Frequently Asked Questions
What is Salesforce Data 360?
Data 360, formerly Salesforce Data Cloud, is Salesforce’s unified data platform. It connects data from CRM, marketing, service, commerce, and external platforms into a single trusted customer profile, enabling real-time intelligence and AI-powered actions across the entire Salesforce ecosystem.
Is Data 360 different from Data Cloud?
Yes and no. Data 360 is the official rebrand of Salesforce Data Cloud, announced at Dreamforce 2025. The core functionality remains, but the platform has been significantly upgraded with Intelligent Context, Tableau Semantics, and Zero-Copy federation, and repositioned as the data foundation for Agentforce AI.
Is Data 360 worth it for existing Salesforce users?
For organizations with fragmented customer data, manual reporting processes, or underperforming AI tools, Data 360 delivers meaningful value. The platform works best when paired with clean underlying data and an experienced implementation partner.

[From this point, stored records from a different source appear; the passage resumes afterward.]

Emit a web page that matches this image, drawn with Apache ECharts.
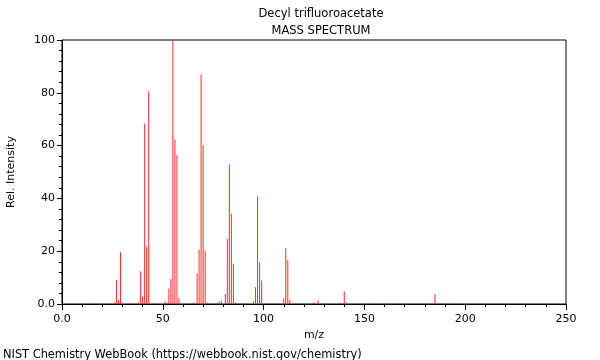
<!DOCTYPE html>
<html><head><meta charset="utf-8">
<script src="https://cdn.jsdelivr.net/npm/echarts@6/dist/echarts.min.js"></script>
<style>html,body{margin:0;padding:0;background:#fff}#c{width:600px;height:360px}</style>
</head><body><div id="c"></div>
<script>
const mzValues = [15, 26, 27, 28, 29, 30, 33, 38, 39, 40, 41, 42, 43, 45, 51, 52, 53, 54, 55, 56, 57, 58,
  65, 66, 67, 68, 69, 70, 71, 72, 77, 78, 79, 81, 82, 83, 84, 85, 86,
  95, 96, 97, 98, 99, 110, 111, 112, 113, 114, 125, 126, 127, 138, 140, 141, 152, 155, 167, 185, 186, 193];
const intensities = [0.3, 0.5, 9.1, 1.5, 19.6, 0.5, 0.3, 0.6, 12.4, 2.8, 68.4, 21.8, 80.6, 0.3, 0.9, 0.4, 5.9, 9.5, 100, 62.3, 56.3, 2.3,
  0.6, 0.5, 11.6, 20.6, 86.9, 60.1, 20.3, 0.6, 0.5, 0.8, 1.3, 3.8, 24.7, 52.8, 34.2, 15.2, 0.6,
  1.0, 6.3, 40.8, 15.7, 8.9, 2.1, 21.1, 16.6, 1.6, 0.3, 0.6, 0.3, 1.4, 0.5, 4.8, 0.6, 0.3, 0.3, 0.3, 3.8, 0.4, 0.3];
const xTickLabels = {0: '0.0'};
const yTickLabels = {0: '0.0'};
const titleText = 'Decyl trifluoroacetate';
const subtitleText = 'MASS SPECTRUM';
const footerText = 'NIST Chemistry WebBook (https://webbook.nist.gov/chemistry)';

const font = 'DejaVu Sans';
const chart = echarts.init(document.getElementById('c'), null, {renderer: 'canvas'});
chart.setOption({
  animation: false,
  backgroundColor: '#fff',
  title: [
    {text: titleText, left: 316, top: 3, textAlign: 'center', textStyle: {fontFamily: font, fontSize: 11.5, fontWeight: 'normal', color: '#000'}},
    {text: subtitleText, left: 316, top: 20, textAlign: 'center', textStyle: {fontFamily: font, fontSize: 11.5, fontWeight: 'normal', color: '#000'}},
    {text: footerText, left: -2, top: 345, textStyle: {fontFamily: font, fontSize: 11.4, fontWeight: 'normal', color: '#000'}}
  ],
  grid: {left: 62, right: 34, top: 40, bottom: 56, containLabel: false, outerBoundsMode: 'none',
    show: true, borderColor: '#000', borderWidth: 1, backgroundColor: 'transparent'},
  xAxis: {
    type: 'value', min: 0, max: 250, interval: 50,
    name: 'm/z', nameLocation: 'middle', nameGap: 25,
    nameTextStyle: {fontFamily: font, fontSize: 11, color: '#000'},
    axisLine: {show: true, lineStyle: {color: '#000', width: 1}},
    axisTick: {show: true, length: 6, lineStyle: {color: '#000'}},
    minorTick: {show: true, splitNumber: 5, length: 3, lineStyle: {color: '#000'}},
    axisLabel: {fontFamily: font, fontSize: 11, color: '#000', margin: 10,
      formatter: v => (xTickLabels[v] !== undefined ? xTickLabels[v] : String(v))},
    splitLine: {show: false}
  },
  yAxis: {
    type: 'value', min: 0, max: 100, interval: 20,
    name: 'Rel. Intensity', nameLocation: 'middle', nameGap: 45, nameRotate: 90,
    nameTextStyle: {fontFamily: font, fontSize: 11, color: '#000'},
    axisLine: {show: true, lineStyle: {color: '#000', width: 1}},
    axisTick: {show: true, length: 5, lineStyle: {color: '#000'}},
    minorTick: {show: true, splitNumber: 5, length: 3, lineStyle: {color: '#000'}},
    axisLabel: {fontFamily: font, fontSize: 11, color: '#000', margin: 7,
      formatter: v => (yTickLabels[v] !== undefined ? yTickLabels[v] : String(v))},
    splitLine: {show: false}
  },
  series: [{
    type: 'bar',
    barWidth: 1,
    barMinHeight: 0,
    itemStyle: {color: '#ff2a2a'},
    data: mzValues.map((m, i) => [m, intensities[i]])
  }]
});
</script></body></html>
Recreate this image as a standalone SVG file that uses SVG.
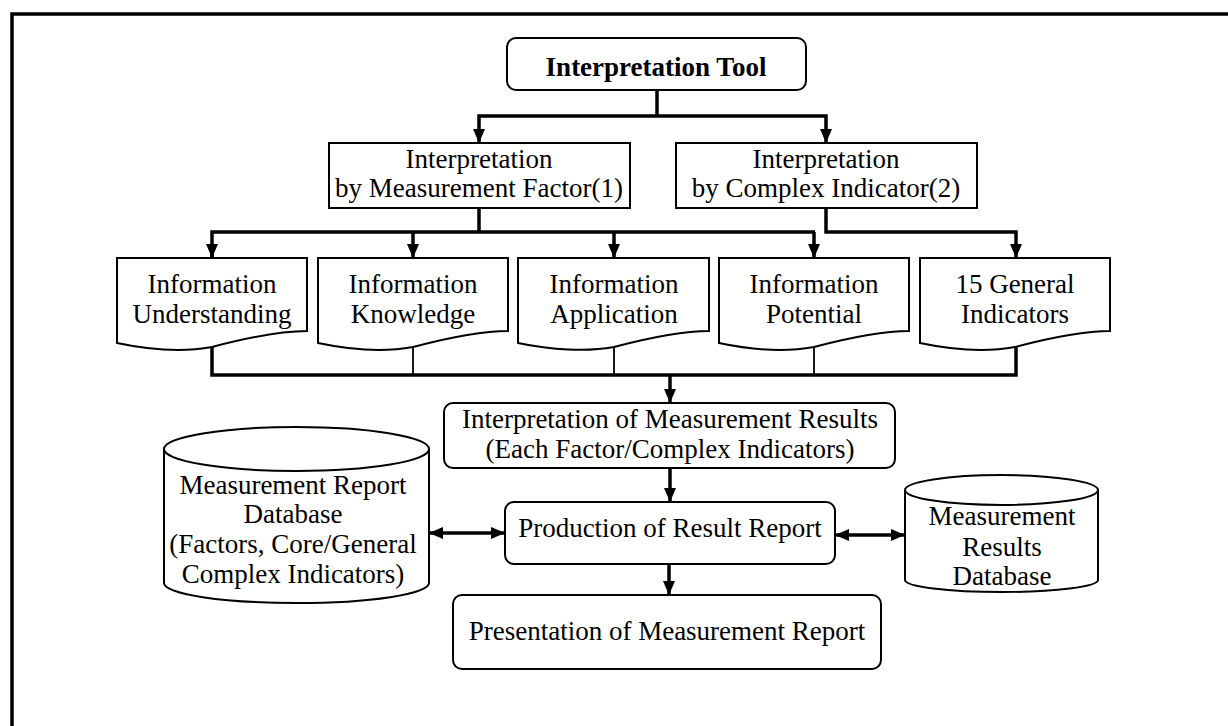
<svg xmlns="http://www.w3.org/2000/svg" width="1228" height="726" viewBox="0 0 1228 726">
<style>
text{font-family:"Liberation Serif","Times New Roman",serif;font-size:27px;fill:#000;text-anchor:middle}
.b{font-weight:bold}
.shape{fill:#fff;stroke:#000;stroke-width:2}
.c{fill:none;stroke:#000;stroke-width:3.5}
.t{fill:none;stroke:#000;stroke-width:1.8}
</style>
<defs>
<marker id="ah" viewBox="0 0 14 12" refX="14" refY="6" markerWidth="14" markerHeight="12" markerUnits="userSpaceOnUse" orient="auto-start-reverse">
<path d="M0,0 L14,6 L0,12 Z" fill="#000"/>
</marker>
</defs>
<rect x="0" y="0" width="1228" height="726" fill="#fff"/>
<rect x="12" y="14" width="1240" height="740" fill="none" stroke="#000" stroke-width="3.5"/>
<g id="nodes">
<g id="n-tool"><rect class="shape" x="507" y="38" width="299" height="52" rx="9"/><text class="b" x="656" y="76">Interpretation Tool</text></g>
<g id="n-factor"><rect class="shape" x="329" y="143" width="301" height="65"/><text x="479" y="168">Interpretation</text><text x="479" y="197">by Measurement Factor(1)</text></g>
<g id="n-complex"><rect class="shape" x="676" y="143" width="301" height="65"/><text x="826" y="168">Interpretation</text><text x="826" y="197">by Complex Indicator(2)</text></g>
<g id="n-und"><path class="shape" d="M117,258 H307 V331 C280,331 250,337 212,347 C185,352 150,350 117,343 Z"/><text x="212" y="293">Information</text><text x="212" y="323">Understanding</text></g>
<g id="n-know"><path class="shape" d="M318,258 H508 V331 C481,331 451,337 413,347 C386,352 351,350 318,343 Z"/><text x="413" y="293">Information</text><text x="413" y="323">Knowledge</text></g>
<g id="n-app"><path class="shape" d="M518,258 H709 V331 C682,331 652,337 614,347 C587,352 551,350 518,343 Z"/><text x="614" y="293">Information</text><text x="614" y="323">Application</text></g>
<g id="n-pot"><path class="shape" d="M719,258 H909 V331 C882,331 852,337 814,347 C787,352 752,350 719,343 Z"/><text x="814" y="293">Information</text><text x="814" y="323">Potential</text></g>
<g id="n-gen"><path class="shape" d="M920,258 H1110 V331 C1083,331 1053,337 1015,347 C988,352 953,350 920,343 Z"/><text x="1015" y="293">15 General</text><text x="1015" y="323">Indicators</text></g>
<g id="n-interp"><rect class="shape" x="444" y="403" width="451" height="65" rx="9"/><text x="670" y="428">Interpretation of Measurement Results</text><text x="670" y="458">(Each Factor/Complex Indicators)</text></g>
<g id="n-prod"><rect class="shape" x="505" y="502" width="330" height="62" rx="9"/><text x="670" y="537">Production of Result Report</text></g>
<g id="n-pres"><rect class="shape" x="453" y="595" width="428" height="74" rx="9"/><text x="667" y="640">Presentation of Measurement Report</text></g>
<g id="n-repdb"><path class="shape" d="M164,449 A132.5,22 0 0 1 429,449 V583 A132.5,20 0 0 1 164,583 Z"/><path class="shape" fill="none" d="M164,449 A132.5,22 0 0 0 429,449"/><text x="293" y="494">Measurement Report</text><text x="293" y="523">Database</text><text x="293" y="553">(Factors, Core/General</text><text x="293" y="583">Complex Indicators)</text></g>
<g id="n-resdb"><path class="shape" d="M905,490 A96.5,15 0 0 1 1098,490 V580 A96.5,12 0 0 1 905,580 Z"/><path class="shape" fill="none" d="M905,490 A96.5,15 0 0 0 1098,490"/><text x="1002" y="525">Measurement</text><text x="1002" y="556">Results</text><text x="1002" y="585">Database</text></g>
</g>
<g id="connectors">
<path class="c" d="M657,90 V116"/>
<path class="c" d="M479,143 V116 H826 V143" marker-start="url(#ah)" marker-end="url(#ah)"/>
<path class="c" d="M479,208 V232"/>
<path class="c" d="M212,258 V232 H815"/>
<path class="c" d="M212,246 V258" marker-end="url(#ah)"/>
<path class="c" d="M413,232 V258" marker-end="url(#ah)"/>
<path class="c" d="M614,232 V258" marker-end="url(#ah)"/>
<path class="c" d="M814,232 V258" marker-end="url(#ah)"/>
<path class="c" d="M826,208 V232 H1016 V258" marker-end="url(#ah)"/>
<path class="c" d="M212,347 V375 H1016 V346"/>
<path class="t" d="M413,347 V375"/>
<path class="t" d="M614,347 V375"/>
<path class="t" d="M814,347 V375"/>
<path class="c" d="M670,375 V403" marker-end="url(#ah)"/>
<path class="c" d="M670,468 V502" marker-end="url(#ah)"/>
<path class="c" d="M669,564 V595" marker-end="url(#ah)"/>
<path class="c" d="M429,533 H505" marker-start="url(#ah)" marker-end="url(#ah)"/>
<path class="c" d="M835,535 H905" marker-start="url(#ah)" marker-end="url(#ah)"/>
</g>
</svg>
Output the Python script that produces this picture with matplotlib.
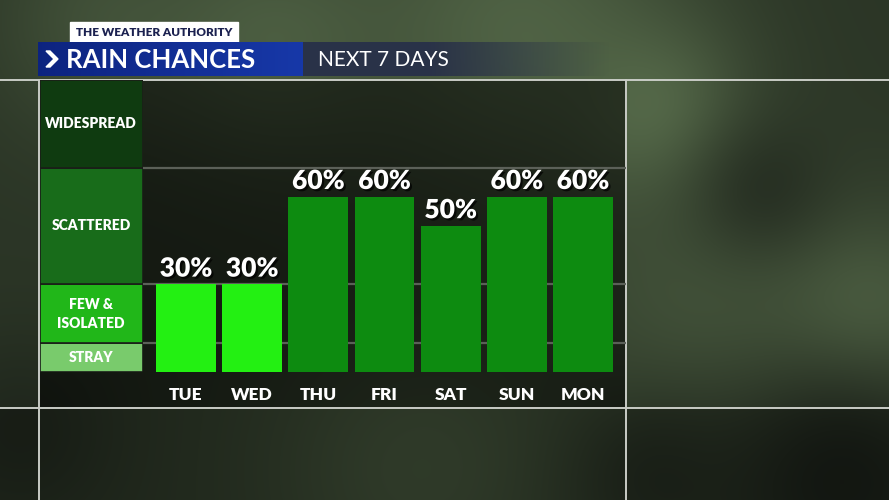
import numpy as np
import matplotlib

matplotlib.use("Agg")
import matplotlib.pyplot as plt
from matplotlib import patheffects as pe
from matplotlib.patches import Rectangle, Polygon

# --- data ---------------------------------------------------------------
days = ["TUE", "WED", "THU", "FRI", "SAT", "SUN", "MON"]
chances = [30, 30, 60, 60, 50, 60, 60]

levels = ["STRAY", "FEW &\nISOLATED", "SCATTERED", "WIDESPREAD"]
level_lo = [0, 10, 30, 70]
level_hi = [10, 30, 70, 100]
level_box_colors = ["#79cb6c", "#21b719", "#186c1a", "#0f3b10"]
level_bar_colors = ["#9be58c", "#23f012", "#0d8b10", "#0a5a0c"]

title = "RAIN CHANCES"
subtitle = "NEXT 7 DAYS"
brand = "THE WEATHER AUTHORITY"

plt.rcParams["font.family"] = ["Lato", "DejaVu Sans"]

W, H = 889, 500
fig = plt.figure(figsize=(W / 100, H / 100), dpi=100)

# --- blurred backdrop -----------------------------------------------------
bg = fig.add_axes([0, 0, 1, 1])
bg.set_xlim(0, W)
bg.set_ylim(H, 0)
bg.axis("off")

yy, xx = np.mgrid[0:H, 0:W]
img = np.ones((H, W, 3)) * np.array([0.17, 0.21, 0.15])
light = np.array([0.42, 0.52, 0.36])
dark = np.array([0.06, 0.07, 0.06])
blobs = [(270, 40, 90, 0.45, light), (520, 30, 120, 0.55, light),
         (660, 110, 60, 0.5, light), (720, 300, 110, 0.35, light),
         (870, 320, 70, 0.5, light), (100, 20, 80, 0.3, light),
         (420, 470, 110, 0.3, light), (760, 190, 55, 0.45, dark),
         (840, 470, 90, 0.7, dark), (20, 430, 70, 0.4, dark),
         (650, 470, 60, 0.4, dark)]
for bx, by, s, a, col in blobs:
    w = a * np.exp(-((xx - bx) ** 2 + (yy - by) ** 2) / (2 * s ** 2))
    img = img * (1 - w[..., None]) + col * w[..., None]
# darker panel behind the chart
panel = (xx >= 38) & (xx <= 626) & (yy >= 80) & (yy <= 408)
img[panel] *= 0.48
img[yy > 408] *= 0.75
bg.imshow(np.clip(img, 0, 1), extent=(0, W, H, 0), aspect="auto",
          interpolation="bilinear", zorder=0)

# frame lines
line_kw = dict(color="#c9ccc6", lw=1.4, zorder=2)
bg.plot([0, W], [79.5, 79.5], **line_kw)
bg.plot([0, W], [408, 408], **line_kw)
bg.plot([38.5, 38.5], [79.5, H], **line_kw)
bg.plot([626, 626], [79.5, H], **line_kw)

# header
bg.add_patch(Rectangle((70, 22), 168, 20, color="white", zorder=3))
bg.text(154, 32.5, brand, ha="center", va="center", fontsize=8.5,
        fontweight="heavy", color="#1b2150", zorder=4)
grad = np.linspace(0, 1, 256)[None, :, None]
blue = np.array([0.05, 0.14, 0.50]) * (1 - grad) + np.array([0.09, 0.22, 0.66]) * grad
bg.imshow(blue, extent=(38, 303, 76, 42), aspect="auto", zorder=3)
navy = np.ones((1, 256, 4))
navy[..., :3] = [0.16, 0.19, 0.29]
navy[..., 3] = np.clip(1.6 - 1.6 * np.linspace(0, 1, 256), 0, 0.95)
bg.imshow(navy, extent=(303, 610, 76, 42), aspect="auto", zorder=3)
bg.add_patch(Polygon([(46, 51), (50, 51), (58, 59), (50, 67), (46, 67), (54, 59)],
                     closed=True, color="white", zorder=4))
bg.text(66, 59.5, title, ha="left", va="center", fontsize=18.5,
        fontweight="bold", color="white", zorder=4)
bg.text(318, 60, subtitle, ha="left", va="center", fontsize=15,
        color="white", zorder=4)

# --- level legend column --------------------------------------------------
y0, y1 = 372, 80           # pixel rows for 0% and 100%
lg = fig.add_axes([39.5 / W, (H - y0) / H, (143 - 39.5) / W, (y0 - y1) / H])
lg.patch.set_alpha(0)
lg.set_xlim(0, 1)
lg.set_ylim(0, 100)
lg.axis("off")
heights = [hi - lo for lo, hi in zip(level_lo, level_hi)]
lg.bar([0.5] * 4, heights, bottom=level_lo, width=1, color=level_box_colors,
       edgecolor="#1a1d18", linewidth=1.2)
for name, lo, hi in zip(levels, level_lo, level_hi):
    lg.text(0.5, (lo + hi) / 2, name, ha="center", va="center", fontsize=10,
            fontweight="heavy", color="white", linespacing=1.55)

# --- bars -----------------------------------------------------------------
ax = fig.add_axes([143 / W, (H - y0) / H, (626 - 143) / W, (y0 - y1) / H])
ax.patch.set_alpha(0)
ax.set_xlim(-0.65, len(days) - 0.35)
ax.set_ylim(0, 100)
for s in ax.spines.values():
    s.set_visible(False)
ax.set_yticks([])
for lvl in level_hi[:-1]:
    ax.axhline(lvl, color="#5b6058", lw=1.6, zorder=1)


def bar_color(v):
    for lo, hi, c in zip(level_lo, level_hi, level_bar_colors):
        if lo < v <= hi:
            return c
    return level_bar_colors[0]


x = np.arange(len(days))
ax.bar(x, chances, width=0.905, color=[bar_color(v) for v in chances], zorder=2)
shadow = [pe.withSimplePatchShadow(offset=(1.5, -1.5), shadow_rgbFace="black",
                                   alpha=0.7)]
for xi, v in zip(x, chances):
    ax.text(xi, v + 1.3, f"{v}%", ha="center", va="bottom", fontsize=19,
            fontweight="heavy", color="white", path_effects=shadow, zorder=3)
ax.set_xticks(x, days)
ax.tick_params(axis="x", length=0, pad=11, labelsize=12.5, labelcolor="white")
for lab in ax.get_xticklabels():
    lab.set_fontweight("heavy")

fig.savefig("out.png", dpi=100)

What is Zero-Copy architecture in Data 360?
Zero-Copy lets Data 360 connect directly to external data platforms like Snowflake, Databricks, and BigQuery without duplicating or moving the data. This means faster access, lower storage costs, and real-time queries without the complexity of traditional ETL pipelines.
Can Data 360 support AI agents in Salesforce?
Yes. Data 360 serves as the data foundation for Agentforce, Salesforce’s AI agent platform. It gives agents access to unified customer context, unstructured documents, and live data streams so they can deliver accurate, business-specific answers instead of generic responses.